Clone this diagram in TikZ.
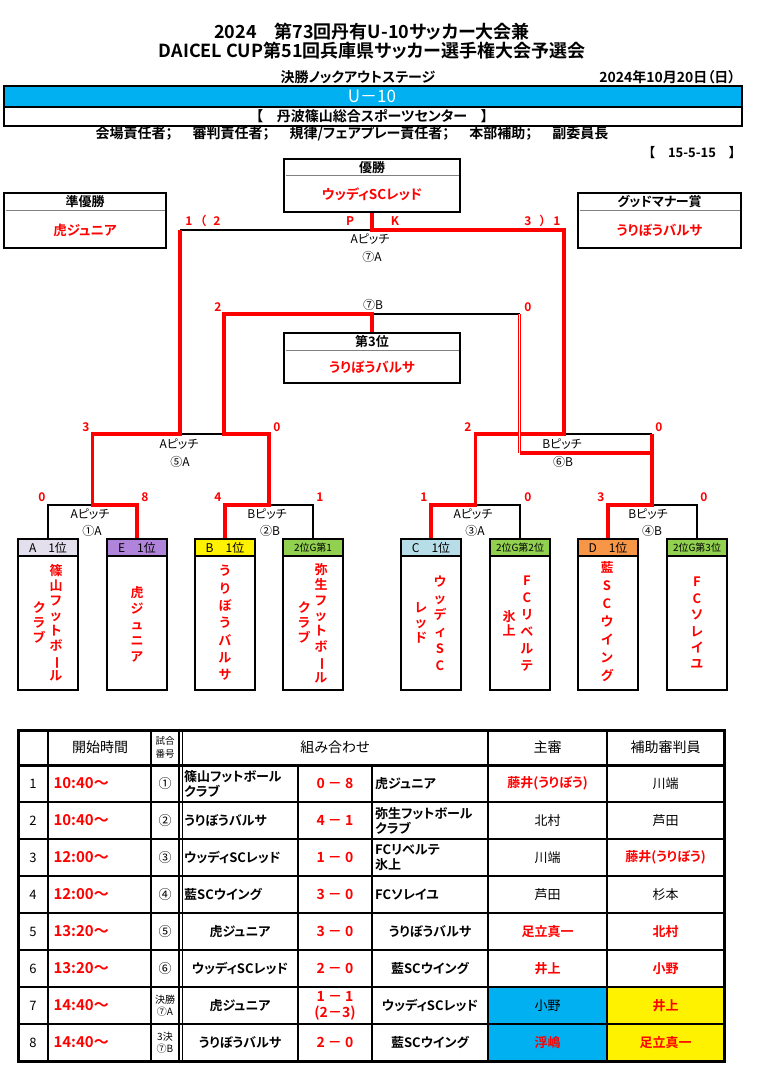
\documentclass[tikz,border=0pt]{standalone}
\usepackage{fontspec}
\usepackage{graphicx}
\setmainfont{Noto Sans CJK JP}[BoldFont={Noto Sans CJK JP Bold},RawFeature=+palt]
\definecolor{barblue}{RGB}{0,176,240}
\definecolor{lavA}{RGB}{228,223,236}
\definecolor{purE}{RGB}{177,132,220}
\definecolor{grnG}{RGB}{146,208,80}
\definecolor{bluC}{RGB}{183,222,232}
\definecolor{oraD}{RGB}{247,150,70}
\newcommand{\tatebar}{\rotatebox[origin=c]{-90}{ー}}

\begin{document}
\begin{tikzpicture}[x=1pt,y=-1pt,
  boxline/.style={draw,line width=2.5pt},
  win/.style={red,line width=3.3pt},
  lost/.style={black,line width=1.6pt},
  dbl/.style={red,line width=0.8pt,double=white,double distance=1.2pt},
  title/.style={font=\bfseries\fontsize{18}{18}\selectfont},
  hd/.style={font=\bfseries\fontsize{13}{13}\selectfont},
  resbox/.style={boxline,minimum width=176pt,minimum height=53pt,inner sep=0pt},
  team/.style={text=red,font=\bfseries\fontsize{13.5}{13.5}\selectfont},
  score/.style={text=red,font=\bfseries\fontsize{12}{12}\selectfont},
  pitch/.style={font=\fontsize{12}{12}\selectfont},
  tmhead/.style={boxline,minimum width=60pt,minimum height=17pt,inner sep=0pt,font=\fontsize{12}{12}\selectfont},
  tmbody/.style={boxline,minimum width=60pt,minimum height=134pt,inner sep=0pt},
  vname/.style={text=red,align=center,inner sep=0pt,font=\bfseries\fontsize{13}{#1}\selectfont},
  th/.style={font=\fontsize{14}{14}\selectfont},
  cell/.style={font=\fontsize{13}{13}\selectfont},
  small/.style={align=center,font=\fontsize{10}{12.5}\selectfont},
  bcell/.style={align=left,inner xsep=1pt,font=\bfseries\fontsize{13}{15}\selectfont},
  rcell/.style={text=red,font=\bfseries\fontsize{13}{13}\selectfont},
  tm/.style={anchor=west,text=red,font=\bfseries\fontsize{15}{15}\selectfont},
  sc/.style={align=center,text=red,font=\bfseries\fontsize{14}{16}\selectfont},
  grid/.style={line width=1.8pt}]
\useasboundingbox (0,0) rectangle (759,1075);

% header
\node[title] (title1) at (372,32) {2024　第73回丹有U-10サッカー大会兼};
\node[title] (title2) at (372,51) {DAICEL CUP第51回兵庫県サッカー選手権大会予選会};
\node[hd,font=\bfseries\fontsize{14}{14}\selectfont] (stage) at (358,77) {決勝ノックアウトステージ};
\node[hd,anchor=east,font=\bfseries\fontsize{14}{14}\selectfont] (date) at (739,77) {2024年10月20日（日）};
\draw[boxline,fill=barblue] (4,86) rectangle (742,107);
\node[text=white,font=\fontsize{17}{17}\selectfont] (age) at (372,96.5) {U－10};
\draw[boxline] (4,107) rectangle (742,126);
\node[hd,font=\bfseries\fontsize{14}{14}\selectfont] (venue) at (372,116.5) {【　丹波篠山総合スポーツセンター　】};
\node[hd,font=\bfseries\fontsize{14}{14}\selectfont] (staff) at (352,134) {会場責任者；\hspace{20pt}審判責任者；\hspace{20pt}規律/フェアプレー責任者；\hspace{20pt}本部補助；\hspace{20pt}副委員長};
\node[hd,anchor=east] (rule) at (739,153) {【　15-5-15　】};

% result boxes
\node[resbox] (champ) at (372,185.5) {};
\draw[gray,line width=1pt] (285.5,176) -- (458.5,176);
\node[hd] (champH) at (372,168) {優勝};
\node[team] (champT) at (372,194) {ウッディSCレッド};
\node[resbox,minimum width=162pt,minimum height=55pt] (second) at (85,220.5) {};
\draw[gray,line width=1pt] (5.5,211) -- (164.5,211);
\node[hd] (secondH) at (85,202) {準優勝};
\node[team] (secondT) at (85,230) {虎ジュニア};
\node[resbox,minimum width=163pt,minimum height=55pt] (manner) at (659.5,220.5) {};
\draw[gray,line width=1pt] (579.5,211) -- (739.5,211);
\node[hd] (mannerH) at (659.5,202) {グッドマナー賞};
\node[team] (mannerT) at (659.5,230) {うりぼうバルサ};
\node[resbox,minimum height=50pt] (third) at (372,358) {};
\draw[gray,line width=1pt] (285.5,350) -- (458.5,350);
\node[hd] (thirdH) at (372,342) {第3位};
\node[team] (thirdT) at (372,367) {うりぼうバルサ};

% team boxes
\node[tmhead,fill=lavA] (hA) at (48,547.5) {A　1位};
\node[tmhead,fill=purE] (hE) at (137,547.5) {E　1位};
\node[tmhead,fill=yellow] (hB) at (225,547.5) {B　1位};
\node[tmhead,fill=grnG,font=\fontsize{10}{10}\selectfont] (hG1) at (313,547.5) {2位G第1};
\node[tmhead,fill=bluC] (hC) at (431,547.5) {C　1位};
\node[tmhead,fill=grnG,font=\fontsize{10}{10}\selectfont] (hG2) at (520,547.5) {2位G第2位};
\node[tmhead,fill=oraD] (hD) at (608,547.5) {D　1位};
\node[tmhead,fill=grnG,font=\fontsize{10}{10}\selectfont] (hG3) at (697,547.5) {2位G第3位};
\node[tmbody] (bA) at (48,623) {};
\node[tmbody] (bE) at (137,623) {};
\node[tmbody] (bB) at (225,623) {};
\node[tmbody] (bG1) at (313,623) {};
\node[tmbody] (bC) at (431,623) {};
\node[tmbody] (bG2) at (520,623) {};
\node[tmbody] (bD) at (608,623) {};
\node[tmbody] (bG3) at (697,623) {};
\node[vname=15] (nA) at (56,623) {篠\\山\\フ\\ッ\\ト\\ボ\\\tatebar\\ル};
\node[vname=15] (nA2) at (39,622) {ク\\ラ\\ブ};
\node[vname=16] (nE) at (137,624) {虎\\ジ\\ュ\\ニ\\ア};
\node[vname=17.3] (nB) at (225,623) {う\\り\\ぼ\\う\\バ\\ル\\サ};
\node[vname=15.4] (nG1) at (321,623) {弥\\生\\フ\\ッ\\ト\\ボ\\\tatebar\\ル};
\node[vname=15] (nG1b) at (304,622) {ク\\ラ\\ブ};
\node[vname=16.8] (nC) at (440,623) {ウ\\ッ\\デ\\ィ\\S\\C};
\node[vname=15] (nC2) at (421,623) {レ\\ッ\\ド};
\node[vname=17] (nG2) at (527,624) {F\\C\\リ\\ベ\\ル\\テ};
\node[vname=14] (nG2b) at (509,623) {氷\\上};
\node[vname=18] (nD) at (607,622) {藍\\S\\C\\ウ\\イ\\ン\\グ};
\node[vname=16.4] (nG3) at (697,623) {F\\C\\ソ\\レ\\イ\\ユ};

% bracket points
\coordinate (fL) at (180,230);
\coordinate (fC) at (372,230);
\coordinate (fR) at (564,230);
\coordinate (tL) at (224,314);
\coordinate (tC) at (372,314);
\coordinate (tR) at (519.5,314);
\coordinate (sAm) at (180,434);
\coordinate (sAn) at (224,434);
\coordinate (sBm) at (564,434);
\coordinate (sBr) at (652,434);
\coordinate (sBd) at (652,453);
\coordinate (sBx) at (519.5,453);
\coordinate (q1) at (92.5,505);
\coordinate (q2) at (269,505);
\coordinate (q3) at (475.5,505);
\coordinate (q4) at (652,505);

% lost lines
\draw[lost] (hA.north) |- (q1);
\draw[lost] (hG1.north) |- (q2);
\draw[lost] (hG2.north) |- (q3);
\draw[lost] (hG3.north) |- (q4);
\draw[lost] (sAm) -- (sAn);
\draw[lost] (sBm) -- (sBr);
\draw[lost] (tC) -- (tR);
\draw[lost] (fL) -- (fC);

% winners
\draw[win] (hE.north) |- (q1) |- (sAm) -- (fL);
\draw[win] (hB.north) |- (q2) |- (sAn) -- (tL) -- (tC) -- (third.north);
\draw[win] (hC.north) |- (q3) |- (sBm) -- (fR) -- (fC) -- (champ.south);
\draw[win] (hD.north) |- (q4) -- (sBr);
\draw[win] (sBd) -- (sBx);
\draw[dbl] (sBx) -- (tR);

% scores and pitches
\node[score] (fin1) at (189,221) {1};
\node[score] (finp) at (203,221) {（};
\node[score] (fin2) at (217,221) {2};
\node[score] (finP) at (350,221) {P};
\node[score] (finK) at (395,221) {K};
\node[score] (fin3) at (528,221) {3};
\node[score] (finq) at (543,221) {）};
\node[score] (fin4) at (557,221) {1};
\node[pitch] (finA) at (370,239) {Aピッチ};
\node[pitch] (finN) at (372,257) {⑦A};
\node[score] (trd1) at (218,307) {2};
\node[pitch] (trdN) at (373,305) {⑦B};
\node[score] (trd2) at (528,307) {0};
\node[score] (smA1) at (86,427) {3};
\node[score] (smA2) at (277,427) {0};
\node[pitch] (smAp) at (179,444) {Aピッチ};
\node[pitch] (smAn) at (180,462) {⑤A};
\node[score] (smB1) at (468,427) {2};
\node[score] (smB2) at (659,427) {0};
\node[pitch] (smBp) at (562,444) {Bピッチ};
\node[pitch] (smBn) at (563,462) {⑥B};
\node[score] (qf11) at (42,497) {0};
\node[score] (qf12) at (145,497) {8};
\node[pitch] (qf1p) at (90,514) {Aピッチ};
\node[pitch] (qf1n) at (92,531) {①A};
\node[score] (qf21) at (218,497) {4};
\node[score] (qf22) at (320,497) {1};
\node[pitch] (qf2p) at (267,514) {Bピッチ};
\node[pitch] (qf2n) at (270,531) {②B};
\node[score] (qf31) at (424,497) {1};
\node[score] (qf32) at (528,497) {0};
\node[pitch] (qf3p) at (473,514) {Aピッチ};
\node[pitch] (qf3n) at (475,531) {③A};
\node[score] (qf41) at (601,497) {3};
\node[score] (qf42) at (704,497) {0};
\node[pitch] (qf4p) at (648,514) {Bピッチ};
\node[pitch] (qf4n) at (652,531) {④B};

% table
\fill[barblue] (488,987) rectangle (607,1061);
\fill[yellow] (607,987) rectangle (724,1061);
\draw[grid] (18,802) -- (724,802) (18,839) -- (724,839) (18,876) -- (724,876)
  (18,913) -- (724,913) (18,950) -- (724,950) (18,987) -- (724,987) (18,1024) -- (724,1024);
\draw[grid] (48,730) -- (48,1061) (151,730) -- (151,1061) (607,730) -- (607,1061)
  (298,765) -- (298,1061) (372,765) -- (372,1061);
\draw[line width=1.2pt] (179,730) -- (179,1061) (182.5,730) -- (182.5,1061);
\draw[line width=2.6pt] (488,730) -- (488,1061);
\draw[line width=3pt] (18,765) -- (724,765);
\draw[line width=3pt] (18,730) rectangle (724,1061);

\node[th] (hTime) at (100,747.5) {開始時間};
\node[small,font=\fontsize{9.5}{12.5}\selectfont] (hMatch) at (165,747.5) {試合\\番号};
\node[th] (hPair) at (335,747.5) {組み合わせ};
\node[th] (hRef) at (547.5,747.5) {主審};
\node[th] (hAss) at (665.5,747.5) {補助審判員};

\node[cell] (n1) at (33,783.5) {1};
\node[tm] (t1) at (50,783.5) {10:40～};
\node[cell] (m1) at (165,783.5) {①};
\node[bcell,anchor=west] (a1) at (183,783.5) {篠山フットボール\\クラブ};
\node[sc] (s1) at (335,783.5) {0 － 8};
\node[bcell,anchor=west] (b1) at (374,783.5) {虎ジュニア};
\node[rcell] (r1) at (547.5,783.5) {藤井(うりぼう)};
\node[cell] (x1) at (665.5,783.5) {川端};

\node[cell] (n2) at (33,820.5) {2};
\node[tm] (t2) at (50,820.5) {10:40～};
\node[cell] (m2) at (165,820.5) {②};
\node[bcell,anchor=west] (a2) at (183,820.5) {うりぼうバルサ};
\node[sc] (s2) at (335,820.5) {4 － 1};
\node[bcell,anchor=west] (b2) at (374,820.5) {弥生フットボール\\クラブ};
\node[cell] (r2) at (547.5,820.5) {北村};
\node[cell] (x2) at (665.5,820.5) {芦田};

\node[cell] (n3) at (33,857.5) {3};
\node[tm] (t3) at (50,857.5) {12:00～};
\node[cell] (m3) at (165,857.5) {③};
\node[bcell,anchor=west] (a3) at (183,857.5) {ウッディSCレッド};
\node[sc] (s3) at (335,857.5) {1 － 0};
\node[bcell,anchor=west] (b3) at (374,857.5) {FCリベルテ\\氷上};
\node[cell] (r3) at (547.5,857.5) {川端};
\node[rcell] (x3) at (665.5,857.5) {藤井(うりぼう)};

\node[cell] (n4) at (33,894.5) {4};
\node[tm] (t4) at (50,894.5) {12:00～};
\node[cell] (m4) at (165,894.5) {④};
\node[bcell,anchor=west] (a4) at (183,894.5) {藍SCウイング};
\node[sc] (s4) at (335,894.5) {3 － 0};
\node[bcell,anchor=west] (b4) at (374,894.5) {FCソレイユ};
\node[cell] (r4) at (547.5,894.5) {芦田};
\node[cell] (x4) at (665.5,894.5) {杉本};

\node[cell] (n5) at (33,931.5) {5};
\node[tm] (t5) at (50,931.5) {13:20～};
\node[cell] (m5) at (165,931.5) {⑤};
\node[bcell] (a5) at (240,931.5) {虎ジュニア};
\node[sc] (s5) at (335,931.5) {3 － 0};
\node[bcell] (b5) at (430,931.5) {うりぼうバルサ};
\node[rcell] (r5) at (547.5,931.5) {足立真一};
\node[rcell] (x5) at (665.5,931.5) {北村};

\node[cell] (n6) at (33,968.5) {6};
\node[tm] (t6) at (50,968.5) {13:20～};
\node[cell] (m6) at (165,968.5) {⑥};
\node[bcell] (a6) at (240,968.5) {ウッディSCレッド};
\node[sc] (s6) at (335,968.5) {2 － 0};
\node[bcell] (b6) at (430,968.5) {藍SCウイング};
\node[rcell] (r6) at (547.5,968.5) {井上};
\node[rcell] (x6) at (665.5,968.5) {小野};

\node[cell] (n7) at (33,1005.5) {7};
\node[tm] (t7) at (50,1005.5) {14:40～};
\node[small] (m7) at (165,1005.5) {決勝\\⑦A};
\node[bcell] (a7) at (240,1005.5) {虎ジュニア};
\node[sc] (s7) at (335,1005.5) {1 － 1\\(2－3)};
\node[bcell] (b7) at (430,1005.5) {ウッディSCレッド};
\node[cell] (r7) at (547.5,1005.5) {小野};
\node[rcell] (x7) at (665.5,1005.5) {井上};

\node[cell] (n8) at (33,1042.5) {8};
\node[tm] (t8) at (50,1042.5) {14:40～};
\node[small] (m8) at (165,1042.5) {3決\\⑦B};
\node[bcell] (a8) at (240,1042.5) {うりぼうバルサ};
\node[sc] (s8) at (335,1042.5) {2 － 0};
\node[bcell] (b8) at (430,1042.5) {藍SCウイング};
\node[rcell] (r8) at (547.5,1042.5) {浮嶋};
\node[rcell] (x8) at (665.5,1042.5) {足立真一};
\end{tikzpicture}
\end{document}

- - - - -

» Goal of the exercise:
Copy nothing but the lines from the top of the material through the line holding "(0,0) rectangle (759,1075);", exactly as written; omit pictures.

» Correct response:
Clone this diagram in TikZ.
\documentclass[tikz,border=0pt]{standalone}
\usepackage{fontspec}
\usepackage{graphicx}
\setmainfont{Noto Sans CJK JP}[BoldFont={Noto Sans CJK JP Bold},RawFeature=+palt]
\definecolor{barblue}{RGB}{0,176,240}
\definecolor{lavA}{RGB}{228,223,236}
\definecolor{purE}{RGB}{177,132,220}
\definecolor{grnG}{RGB}{146,208,80}
\definecolor{bluC}{RGB}{183,222,232}
\definecolor{oraD}{RGB}{247,150,70}
\newcommand{\tatebar}{\rotatebox[origin=c]{-90}{ー}}

\begin{document}
\begin{tikzpicture}[x=1pt,y=-1pt,
  boxline/.style={draw,line width=2.5pt},
  win/.style={red,line width=3.3pt},
  lost/.style={black,line width=1.6pt},
  dbl/.style={red,line width=0.8pt,double=white,double distance=1.2pt},
  title/.style={font=\bfseries\fontsize{18}{18}\selectfont},
  hd/.style={font=\bfseries\fontsize{13}{13}\selectfont},
  resbox/.style={boxline,minimum width=176pt,minimum height=53pt,inner sep=0pt},
  team/.style={text=red,font=\bfseries\fontsize{13.5}{13.5}\selectfont},
  score/.style={text=red,font=\bfseries\fontsize{12}{12}\selectfont},
  pitch/.style={font=\fontsize{12}{12}\selectfont},
  tmhead/.style={boxline,minimum width=60pt,minimum height=17pt,inner sep=0pt,font=\fontsize{12}{12}\selectfont},
  tmbody/.style={boxline,minimum width=60pt,minimum height=134pt,inner sep=0pt},
  vname/.style={text=red,align=center,inner sep=0pt,font=\bfseries\fontsize{13}{#1}\selectfont},
  th/.style={font=\fontsize{14}{14}\selectfont},
  cell/.style={font=\fontsize{13}{13}\selectfont},
  small/.style={align=center,font=\fontsize{10}{12.5}\selectfont},
  bcell/.style={align=left,inner xsep=1pt,font=\bfseries\fontsize{13}{15}\selectfont},
  rcell/.style={text=red,font=\bfseries\fontsize{13}{13}\selectfont},
  tm/.style={anchor=west,text=red,font=\bfseries\fontsize{15}{15}\selectfont},
  sc/.style={align=center,text=red,font=\bfseries\fontsize{14}{16}\selectfont},
  grid/.style={line width=1.8pt}]
\useasboundingbox (0,0) rectangle (759,1075);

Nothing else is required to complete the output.